I wake late to a quiet house—late, at 7:40 a.m., in a panic that maybe everyone has slept through their alarm clocks and maybe I will need to marshal kids to school, to drive in my bathrobe before I’ve even had coffee… and within moments, I push aside the sheets to find I’ve been spinning my worst-case scenario, like the good midwesterner I am. I’ve simply slept hard, harder than I’ve slept in days, after the SAT-prep center opened to some small measure of success, after the first week of the college courses I’m teaching. None of my workplaces seem shiny or perfect—I feel a little bit behind on copies, files, names, record-keeping on all of my classes, and I forgot a meeting with my teaching assistant last week. I can’t say how many days I’ve forgotten to eat breakfast, forgotten to eat lunch, forgotten to plan a dinner to fit in the 90-degree afternoons, between school pick-up and soccer drop-off.
I wake late, to a quiet house, because everyone in my family is all right, is exactly where each person needs to be. And I am here, with the cool edges of morning still lingering on the shady side of the house. Here. Thank God, thank God. While the sun will swelter today, we’ve begun the autumn schedule so well that I slept through the morning rush in the downstairs hallway. September, perhaps the most beautiful of all the months of the year, at last; like a finish line, we’ve reached September.
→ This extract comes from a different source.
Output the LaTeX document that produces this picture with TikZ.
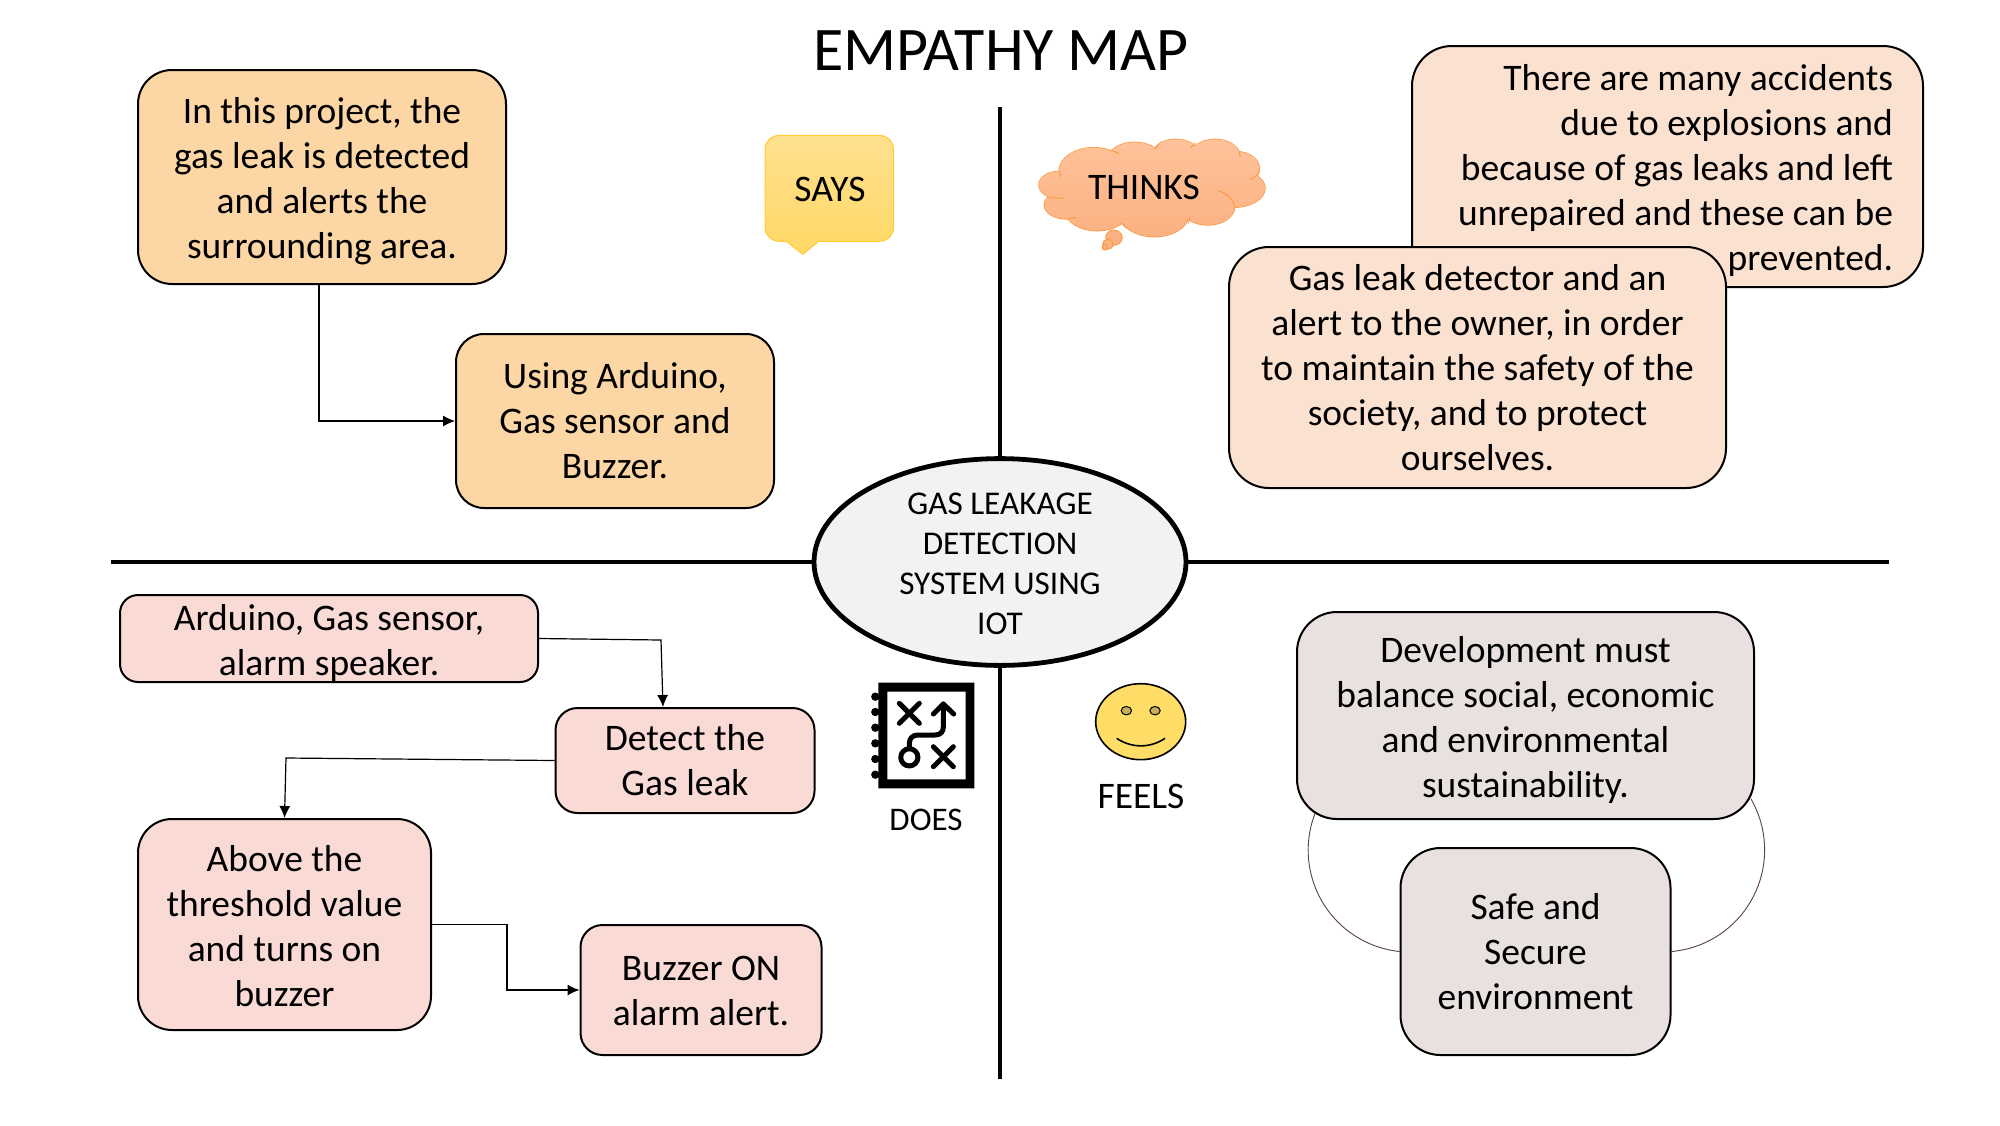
\documentclass[tikz,border=0pt]{standalone}
\usepackage{fontspec}
\setmainfont{Carlito}
\usetikzlibrary{arrows.meta,backgrounds,shapes.geometric}
\definecolor{cOrange}{HTML}{FDD6A5}
\definecolor{cPeach}{HTML}{FBE1D0}
\definecolor{cPink}{HTML}{F9DAD5}
\definecolor{cGrey}{HTML}{E9E0E0}
\definecolor{cCenter}{HTML}{F2F2F2}
\definecolor{cCloudLine}{HTML}{F79A3E}
\definecolor{cCloudTop}{HTML}{FFC29B}
\definecolor{cCloudBot}{HTML}{FBB181}
\definecolor{cSaysLine}{HTML}{FFCB2E}
\definecolor{cSaysTop}{HTML}{FFE08F}
\definecolor{cSaysBot}{HTML}{FFD966}
\definecolor{cSmile}{HTML}{FFDD66}
\definecolor{cEye}{HTML}{C9AE5A}
\definecolor{cArc}{HTML}{5B4045}
\newcommand{\dnrule}[1]{\rule{0pt}{#1pt}}
\tikzset{
  card/.style={draw=black,line width=1pt,rounded corners=#1,align=center,inner sep=0pt,
    font=\fontsize{18.75}{22.5}\selectfont},
  card/.default=17pt,
  label text/.style={inner sep=0pt,align=center},
  link/.style={draw=black,line width=0.6pt,-{Latex[length=6pt,width=5.5pt]}},
  axis/.style={draw=black,line width=2.4pt},
  icon/.style={draw=black,line width=2.5pt,line cap=round,line join=round},
  bump/.style={cCloudLine,line width=0.45pt},
}
\begin{document}
\begin{tikzpicture}[x=0.5pt,y=-0.5pt]
\useasboundingbox (0,0) rectangle (2000,1125);
% title
\node[label text,font=\fontsize{31}{36}\selectfont] (title) at (1001,51) {EMPATHY MAP};

% axes and centre
\coordinate (vTop) at (1000,107);
\coordinate (vBot) at (1000,1079);
\coordinate (hL) at (111,562);
\coordinate (hR) at (1889,562);
\node[ellipse,draw=black,line width=2.4pt,fill=cCenter,minimum width=186pt,minimum height=102pt,inner sep=0pt,align=center,font=\fontsize{16.6}{20}\selectfont] (center) at (1000,562)
  {\dnrule{13}GAS LEAKAGE\\DETECTION\\SYSTEM USING\\IOT};
\draw[axis] (center.north) -- (vTop);
\draw[axis] (center.south) -- (vBot);
\draw[axis] (center.west) -- (hL);
\draw[axis] (center.east) -- (hR);

% SAYS quadrant
\coordinate (d1) at (319,0);
\node[card,fill=cOrange,minimum width=184pt,minimum height=107pt] (b1) at (322,177)
  {\dnrule{17.5}In this project, the\\gas leak is detected\\and alerts the\\surrounding area.};
\node[card=14pt,fill=cOrange,minimum width=159pt,minimum height=87pt] (b2) at (615,421)
  {Using Arduino,\\Gas sensor and\\Buzzer.};
\draw[link] (b1.south -| d1) |- (b2.west);

% SAYS bubble and cloud, in the units of a crop
\begin{scope}[shift={(370pt,-55pt)},x=0.17857pt,y=-0.16667pt]
\shade[top color=cSaysTop,bottom color=cSaysBot,draw=cSaysLine,line width=0.5pt]
  (112,76) -- (388,76) .. controls (412,76) and (430,94) .. (430,118) -- (430,352)
  .. controls (430,376) and (412,394) .. (388,394) -- (220,394) -- (176,433) -- (130,394) -- (112,394)
  .. controls (88,394) and (70,376) .. (70,352) -- (70,118) .. controls (70,94) and (88,76) .. (112,76) -- cycle;
\foreach \a/\b/\c/\d in {890/225/53/40,990/185/97/72,1105/140/70/43,1220/125/60/37,1330/140/70/52,1390/175/64/50,1380/235/90/57,1310/290/75/55,1160/310/98/70,1000/300/90/62,915/285/63/42}
  \draw[cCloudLine,line width=0.7pt] (\a,\b) ellipse[x radius=\c*0.17857pt,y radius=\d*0.16667pt];
\shade[top color=cCloudTop,bottom color=cCloudBot]
  (890,225) ellipse[x radius=53*0.17857pt,y radius=40*0.16667pt]
  (990,185) ellipse[x radius=97*0.17857pt,y radius=72*0.16667pt]
  (1105,140) ellipse[x radius=70*0.17857pt,y radius=43*0.16667pt]
  (1220,125) ellipse[x radius=60*0.17857pt,y radius=37*0.16667pt]
  (1330,140) ellipse[x radius=70*0.17857pt,y radius=52*0.16667pt]
  (1390,175) ellipse[x radius=64*0.17857pt,y radius=50*0.16667pt]
  (1380,235) ellipse[x radius=90*0.17857pt,y radius=57*0.16667pt]
  (1310,290) ellipse[x radius=75*0.17857pt,y radius=55*0.16667pt]
  (1160,310) ellipse[x radius=98*0.17857pt,y radius=70*0.16667pt]
  (1000,300) ellipse[x radius=90*0.17857pt,y radius=62*0.16667pt]
  (915,285) ellipse[x radius=63*0.17857pt,y radius=42*0.16667pt]
  (1150,220) ellipse[x radius=240*0.17857pt,y radius=95*0.16667pt];
\draw[bump] (1035,120) .. controls (1045,123) and (1055,127) .. (1062,131);
\draw[bump] (1162,118) .. controls (1164,113) and (1167,108) .. (1172,103);
\draw[bump] (1262,113) .. controls (1266,108) and (1270,104) .. (1275,100);
\draw[bump] (1398,125) .. controls (1400,130) and (1401,135) .. (1401,140);
\draw[bump] (1428,208) .. controls (1440,202) and (1450,195) .. (1455,183);
\draw[bump] (1338,242) .. controls (1365,250) and (1382,270) .. (1385,292);
\draw[bump] (1255,340) .. controls (1258,333) and (1259,327) .. (1259,321);
\draw[bump] (1068,340) .. controls (1073,345) and (1077,350) .. (1082,354);
\draw[bump] (920,325) .. controls (927,325) and (933,324) .. (940,322);
\draw[bump] (865,262) .. controls (880,264) and (893,265) .. (907,264);
\draw[bump] (895,185) .. controls (895,190) and (896,196) .. (899,202);
\draw[cCloudLine,fill=cCloudBot,line width=0.45pt] (1047,383) ellipse[x radius=23*0.17857pt,y radius=23*0.16667pt];
\draw[cCloudLine,fill=cCloudBot,line width=0.45pt] (1030,403) ellipse[x radius=15*0.17857pt,y radius=15*0.16667pt];
\draw[cCloudLine,fill=cCloudBot,line width=0.45pt] (1022,412) ellipse[x radius=8*0.17857pt,y radius=8*0.16667pt];
\end{scope}
\node[label text,font=\fontsize{18.75}{22}\selectfont] (says) at (830,189) {SAYS};
\node[label text,font=\fontsize{18.75}{22}\selectfont] (thinks) at (1144,187) {THINKS};

% THINKS quadrant
\node[card=20pt,fill=cPeach,minimum height=120.5pt,text width=225.5pt,inner xsep=15pt,align=flush right] (b3) at (1667.5,166.5)
  {\dnrule{17.5}There are many accidents\\due to explosions and\\because of gas leaks and left\\unrepaired and these can be\\prevented.};
\node[card=20pt,fill=cPeach,minimum width=248.5pt,minimum height=120.5pt] (b4) at (1477.5,367.5)
  {Gas leak detector and an\\alert to the owner, in order\\to maintain the safety of the\\society, and to protect\\ourselves.};

% DOES quadrant
\node[card=9pt,fill=cPink,minimum width=209pt,minimum height=43.5pt] (b5) at (329,638.5)
  {\dnrule{17.5}Arduino, Gas sensor,\\alarm speaker.};
\node[card=11pt,fill=cPink,minimum width=129.5pt,minimum height=52.5pt] (b6) at (685,760.5)
  {Detect the\\Gas leak};
\node[card=17pt,fill=cPink,minimum width=146.5pt,minimum height=105.5pt] (b7) at (284.5,924.5)
  {\dnrule{14.5}Above the\\threshold value\\and turns on\\buzzer};
\node[card=11pt,fill=cPink,minimum width=120.5pt,minimum height=65pt] (b8) at (701,990)
  {\dnrule{13.5}Buzzer ON\\alarm alert.};
\coordinate (e1) at (661,640);
\coordinate (e2) at (286,758);
\draw[link] (b5.east) -- (e1) -- (b6.north -| 663,0);
\draw[link] (b6.west) -- (e2) -- (b7.north);
\draw[link] (b7.east) -- ++(75,0) |- (b8.west);

% DOES icon
\begin{scope}[shift={(425pt,-330pt)},x=0.16667pt,y=-0.16667pt]
\foreach \yy in {110,156,203,250,297,344}
  \fill[black] (76,\yy) circle[radius=2.1pt];
\fill[black,even odd rule] (85,68) rectangle (373,385) (112,95) rectangle (347,358);
\draw[icon] (148,130) -- (208,190) (208,130) -- (148,190);
\draw[icon] (250,260) -- (310,320) (310,260) -- (250,320);
\draw[icon] (178,292) circle[radius=4.3pt];
\draw[icon] (178,262) -- (178,250) .. controls (178,235) and (188,225) .. (203,225) -- (255,225) .. controls (272,225) and (280,215) .. (280,200) -- (280,132);
\draw[icon] (250,162) -- (280,132) -- (311,162);
\end{scope}
\node[label text,font=\fontsize{16.5}{19}\selectfont] (does) at (926,820) {DOES};

% FEELS icon
\begin{scope}[shift={(425pt,-330pt)},x=0.16667pt,y=-0.16667pt]
\draw[black,fill=cSmile,line width=0.8pt] (872,185) ellipse[x radius=22.5pt,y radius=19pt];
\draw[black,fill=cEye,line width=0.5pt] (829,152) ellipse[x radius=2.6pt,y radius=2.1pt];
\draw[black,fill=cEye,line width=0.5pt] (915,152) ellipse[x radius=2.6pt,y radius=2.1pt];
\draw[black,line width=0.8pt] (800,235) .. controls (845,265) and (900,265) .. (945,235);
\end{scope}
\node[label text,font=\fontsize{18.75}{22}\selectfont] (feels) at (1141,796) {FEELS};

% FEELS quadrant
\node[card=20pt,fill=cGrey,minimum width=228.5pt,minimum height=103.5pt] (b9) at (1525.5,715.5)
  {\dnrule{17.5}Development must\\balance social, economic\\and environmental\\sustainability.};
\node[card=20pt,fill=cGrey,minimum width=135pt,minimum height=103.5pt] (b10) at (1535.5,951.5)
  {\dnrule{13.5}Safe and\\Secure\\environment};
\begin{scope}[on background layer]
\draw[cArc,line width=0.45pt] (b10.west) arc[start angle=264,end angle=155,radius=51pt];
\draw[cArc,line width=0.45pt] (b10.east) arc[start angle=275,end angle=390,radius=51pt];
\end{scope}
\end{tikzpicture}
\end{document}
How I Spent My Summer Vacation, I type, the stupid irony of the non-vacation. How I Spent My Children’s Summer Vacation, in which I did not vacate. In which I apparently did not breathe, in retrospect. I would say I'm breathing now, but I'm just getting started.
I spent my summer, gave my summer, invested my summer…
More tomorrow. I haven’t blogged for years, but I’ve been thinking about blogging all summer. I need to remember not to say everything all at once, dear ones. Remember, I used to write letters, and I need to return to that kind of beautiful discipline again. Let me tell you a story, but maybe not all at once today.
For today, I am still finding my footing, foggy-headed, adjusting. Time for coffee. See you tomorrow.